▶ [WRITTEN REQUEST]:
Report only the number of lines holding "chart".

▶ [RECORDS PROVIDED]:

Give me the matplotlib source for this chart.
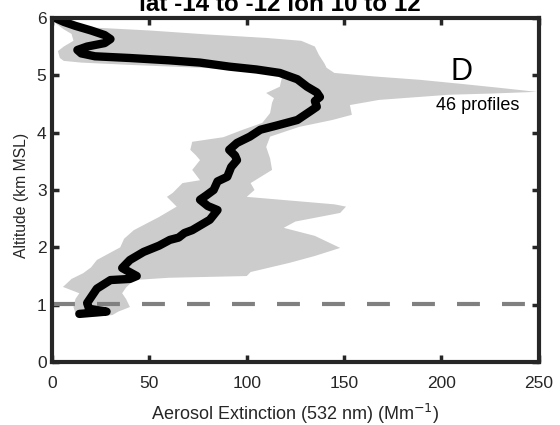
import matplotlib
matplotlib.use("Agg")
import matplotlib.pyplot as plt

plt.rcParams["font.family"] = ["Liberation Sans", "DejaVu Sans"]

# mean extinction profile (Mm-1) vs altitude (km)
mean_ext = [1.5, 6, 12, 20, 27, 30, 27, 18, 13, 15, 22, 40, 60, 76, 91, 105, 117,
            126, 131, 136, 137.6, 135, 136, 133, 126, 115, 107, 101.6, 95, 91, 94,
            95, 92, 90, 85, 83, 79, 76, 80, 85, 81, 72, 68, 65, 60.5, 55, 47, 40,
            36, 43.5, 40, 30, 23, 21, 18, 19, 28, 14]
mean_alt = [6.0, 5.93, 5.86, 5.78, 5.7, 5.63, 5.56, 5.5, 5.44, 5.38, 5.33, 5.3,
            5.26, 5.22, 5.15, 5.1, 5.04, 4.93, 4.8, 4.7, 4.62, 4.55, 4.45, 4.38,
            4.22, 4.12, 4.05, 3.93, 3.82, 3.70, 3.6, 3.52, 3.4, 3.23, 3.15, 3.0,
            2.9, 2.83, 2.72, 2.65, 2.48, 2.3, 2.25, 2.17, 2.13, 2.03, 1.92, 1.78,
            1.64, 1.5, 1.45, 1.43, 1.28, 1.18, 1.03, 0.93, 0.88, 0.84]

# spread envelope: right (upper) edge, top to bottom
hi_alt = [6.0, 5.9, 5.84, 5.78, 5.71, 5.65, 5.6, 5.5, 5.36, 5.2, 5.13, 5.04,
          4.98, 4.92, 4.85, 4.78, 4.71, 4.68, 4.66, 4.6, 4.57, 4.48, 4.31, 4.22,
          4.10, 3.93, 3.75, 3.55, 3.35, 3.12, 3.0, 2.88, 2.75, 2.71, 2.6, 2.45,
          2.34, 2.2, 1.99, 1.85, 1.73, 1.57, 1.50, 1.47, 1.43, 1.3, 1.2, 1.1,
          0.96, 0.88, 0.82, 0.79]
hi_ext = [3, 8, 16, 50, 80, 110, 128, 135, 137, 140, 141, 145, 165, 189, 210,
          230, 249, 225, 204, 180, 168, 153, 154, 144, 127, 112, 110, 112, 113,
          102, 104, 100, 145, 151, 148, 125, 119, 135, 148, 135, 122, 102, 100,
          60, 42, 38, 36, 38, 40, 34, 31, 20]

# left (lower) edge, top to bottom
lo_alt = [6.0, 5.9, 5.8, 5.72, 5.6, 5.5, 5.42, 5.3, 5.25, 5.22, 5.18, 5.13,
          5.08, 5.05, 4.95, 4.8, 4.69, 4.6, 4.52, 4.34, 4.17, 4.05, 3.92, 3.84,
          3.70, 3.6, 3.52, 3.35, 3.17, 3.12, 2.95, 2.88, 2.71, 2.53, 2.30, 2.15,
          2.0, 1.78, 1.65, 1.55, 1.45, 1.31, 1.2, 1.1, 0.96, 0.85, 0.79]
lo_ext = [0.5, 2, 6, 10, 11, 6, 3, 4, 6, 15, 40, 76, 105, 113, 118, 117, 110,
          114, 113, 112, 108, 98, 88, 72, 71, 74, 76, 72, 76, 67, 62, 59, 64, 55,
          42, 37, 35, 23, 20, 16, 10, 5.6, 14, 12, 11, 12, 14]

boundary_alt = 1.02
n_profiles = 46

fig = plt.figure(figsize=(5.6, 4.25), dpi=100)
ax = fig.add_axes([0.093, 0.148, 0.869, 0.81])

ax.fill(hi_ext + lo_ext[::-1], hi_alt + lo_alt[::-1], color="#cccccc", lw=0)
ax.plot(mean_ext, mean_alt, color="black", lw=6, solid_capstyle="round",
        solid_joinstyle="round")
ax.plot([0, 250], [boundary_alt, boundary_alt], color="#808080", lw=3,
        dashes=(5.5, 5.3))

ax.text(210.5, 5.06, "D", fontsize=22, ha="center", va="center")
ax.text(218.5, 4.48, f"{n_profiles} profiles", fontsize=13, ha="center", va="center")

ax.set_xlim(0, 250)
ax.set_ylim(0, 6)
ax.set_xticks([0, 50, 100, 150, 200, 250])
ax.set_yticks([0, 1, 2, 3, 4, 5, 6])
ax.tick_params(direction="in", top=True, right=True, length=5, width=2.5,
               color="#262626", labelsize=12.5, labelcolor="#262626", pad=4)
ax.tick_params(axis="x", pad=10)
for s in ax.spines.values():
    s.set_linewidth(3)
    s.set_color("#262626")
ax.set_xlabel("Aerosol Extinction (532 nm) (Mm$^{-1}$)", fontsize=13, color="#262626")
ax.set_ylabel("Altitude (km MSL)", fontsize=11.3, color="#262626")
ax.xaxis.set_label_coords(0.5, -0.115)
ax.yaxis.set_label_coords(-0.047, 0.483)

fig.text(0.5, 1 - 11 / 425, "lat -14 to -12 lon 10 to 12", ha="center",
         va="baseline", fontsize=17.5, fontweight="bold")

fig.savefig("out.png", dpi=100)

...

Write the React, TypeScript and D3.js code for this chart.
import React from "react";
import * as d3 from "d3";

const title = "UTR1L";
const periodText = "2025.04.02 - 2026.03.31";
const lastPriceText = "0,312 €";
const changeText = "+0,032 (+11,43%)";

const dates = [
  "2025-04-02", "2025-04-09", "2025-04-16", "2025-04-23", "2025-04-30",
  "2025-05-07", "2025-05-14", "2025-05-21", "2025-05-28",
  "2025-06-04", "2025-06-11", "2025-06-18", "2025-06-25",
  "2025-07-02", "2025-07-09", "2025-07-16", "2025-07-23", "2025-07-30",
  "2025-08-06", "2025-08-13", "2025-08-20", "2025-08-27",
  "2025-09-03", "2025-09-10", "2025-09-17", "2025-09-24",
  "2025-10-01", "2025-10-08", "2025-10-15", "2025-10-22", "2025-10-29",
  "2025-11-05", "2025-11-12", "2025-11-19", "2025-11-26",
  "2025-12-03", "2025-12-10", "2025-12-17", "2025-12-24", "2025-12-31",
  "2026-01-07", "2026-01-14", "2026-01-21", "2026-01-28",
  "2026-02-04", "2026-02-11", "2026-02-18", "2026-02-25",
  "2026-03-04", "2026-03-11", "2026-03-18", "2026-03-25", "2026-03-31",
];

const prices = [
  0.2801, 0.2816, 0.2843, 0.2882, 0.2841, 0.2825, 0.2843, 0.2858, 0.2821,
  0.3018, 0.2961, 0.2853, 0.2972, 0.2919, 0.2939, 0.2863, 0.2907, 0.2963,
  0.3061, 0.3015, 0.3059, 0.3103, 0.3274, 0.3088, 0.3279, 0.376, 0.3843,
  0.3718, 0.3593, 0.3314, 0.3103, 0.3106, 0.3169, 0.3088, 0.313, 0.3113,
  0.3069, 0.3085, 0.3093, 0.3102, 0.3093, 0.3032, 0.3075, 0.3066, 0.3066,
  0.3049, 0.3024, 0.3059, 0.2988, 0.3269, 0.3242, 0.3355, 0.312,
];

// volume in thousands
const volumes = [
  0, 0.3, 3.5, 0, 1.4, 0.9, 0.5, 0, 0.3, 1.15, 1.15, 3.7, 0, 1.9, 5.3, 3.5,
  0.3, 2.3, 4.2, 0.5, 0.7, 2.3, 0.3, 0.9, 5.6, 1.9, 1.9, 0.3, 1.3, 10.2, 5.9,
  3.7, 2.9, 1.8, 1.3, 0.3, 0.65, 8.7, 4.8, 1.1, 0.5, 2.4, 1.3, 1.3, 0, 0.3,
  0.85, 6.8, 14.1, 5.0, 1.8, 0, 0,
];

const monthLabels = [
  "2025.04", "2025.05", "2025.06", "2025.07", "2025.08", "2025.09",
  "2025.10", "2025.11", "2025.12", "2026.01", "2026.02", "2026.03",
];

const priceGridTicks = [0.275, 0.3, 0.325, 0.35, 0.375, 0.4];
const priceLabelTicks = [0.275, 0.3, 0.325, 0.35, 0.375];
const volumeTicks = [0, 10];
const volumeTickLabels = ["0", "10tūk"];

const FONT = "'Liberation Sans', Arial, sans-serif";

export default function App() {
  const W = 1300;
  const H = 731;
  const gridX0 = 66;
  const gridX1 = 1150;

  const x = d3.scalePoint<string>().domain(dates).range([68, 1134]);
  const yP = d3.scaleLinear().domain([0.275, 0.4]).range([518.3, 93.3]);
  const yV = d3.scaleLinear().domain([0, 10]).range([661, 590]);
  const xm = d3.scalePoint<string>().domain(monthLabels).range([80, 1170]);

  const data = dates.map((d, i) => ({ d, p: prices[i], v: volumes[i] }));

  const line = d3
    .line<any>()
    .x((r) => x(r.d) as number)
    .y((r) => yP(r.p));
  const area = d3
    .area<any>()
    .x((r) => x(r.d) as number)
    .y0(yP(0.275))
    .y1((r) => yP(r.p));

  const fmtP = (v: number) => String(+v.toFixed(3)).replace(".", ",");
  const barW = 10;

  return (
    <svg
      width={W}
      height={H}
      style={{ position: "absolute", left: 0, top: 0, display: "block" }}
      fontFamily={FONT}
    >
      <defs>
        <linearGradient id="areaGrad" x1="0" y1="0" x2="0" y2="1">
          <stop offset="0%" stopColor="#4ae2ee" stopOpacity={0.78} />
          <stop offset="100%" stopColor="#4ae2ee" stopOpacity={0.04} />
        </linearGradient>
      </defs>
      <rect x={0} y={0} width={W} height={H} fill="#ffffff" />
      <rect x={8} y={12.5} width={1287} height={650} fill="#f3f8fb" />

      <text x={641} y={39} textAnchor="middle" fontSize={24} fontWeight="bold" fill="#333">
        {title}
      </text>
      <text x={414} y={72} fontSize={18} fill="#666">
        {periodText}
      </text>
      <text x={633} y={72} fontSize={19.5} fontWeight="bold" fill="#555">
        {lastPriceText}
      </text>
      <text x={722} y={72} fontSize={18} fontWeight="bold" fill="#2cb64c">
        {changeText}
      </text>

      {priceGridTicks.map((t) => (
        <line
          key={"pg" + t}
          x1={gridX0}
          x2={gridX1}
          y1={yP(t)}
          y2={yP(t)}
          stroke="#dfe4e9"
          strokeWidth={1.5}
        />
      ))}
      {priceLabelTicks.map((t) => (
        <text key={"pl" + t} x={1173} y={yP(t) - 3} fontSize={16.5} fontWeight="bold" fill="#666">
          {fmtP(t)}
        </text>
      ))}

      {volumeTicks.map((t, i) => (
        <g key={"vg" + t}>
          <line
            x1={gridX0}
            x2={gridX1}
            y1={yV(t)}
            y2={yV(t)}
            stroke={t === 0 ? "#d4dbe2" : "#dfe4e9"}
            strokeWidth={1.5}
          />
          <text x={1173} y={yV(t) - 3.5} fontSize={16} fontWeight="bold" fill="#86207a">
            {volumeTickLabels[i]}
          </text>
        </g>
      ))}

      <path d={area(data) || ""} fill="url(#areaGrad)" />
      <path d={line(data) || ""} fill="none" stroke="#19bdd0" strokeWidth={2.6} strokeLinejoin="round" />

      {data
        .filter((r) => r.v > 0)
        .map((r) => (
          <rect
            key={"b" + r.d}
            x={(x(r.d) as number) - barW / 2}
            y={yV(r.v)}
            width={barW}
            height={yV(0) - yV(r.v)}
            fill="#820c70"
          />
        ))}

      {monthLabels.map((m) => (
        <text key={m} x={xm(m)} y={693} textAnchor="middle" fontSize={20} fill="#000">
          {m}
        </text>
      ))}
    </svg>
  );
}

▶ [REPLY]:
2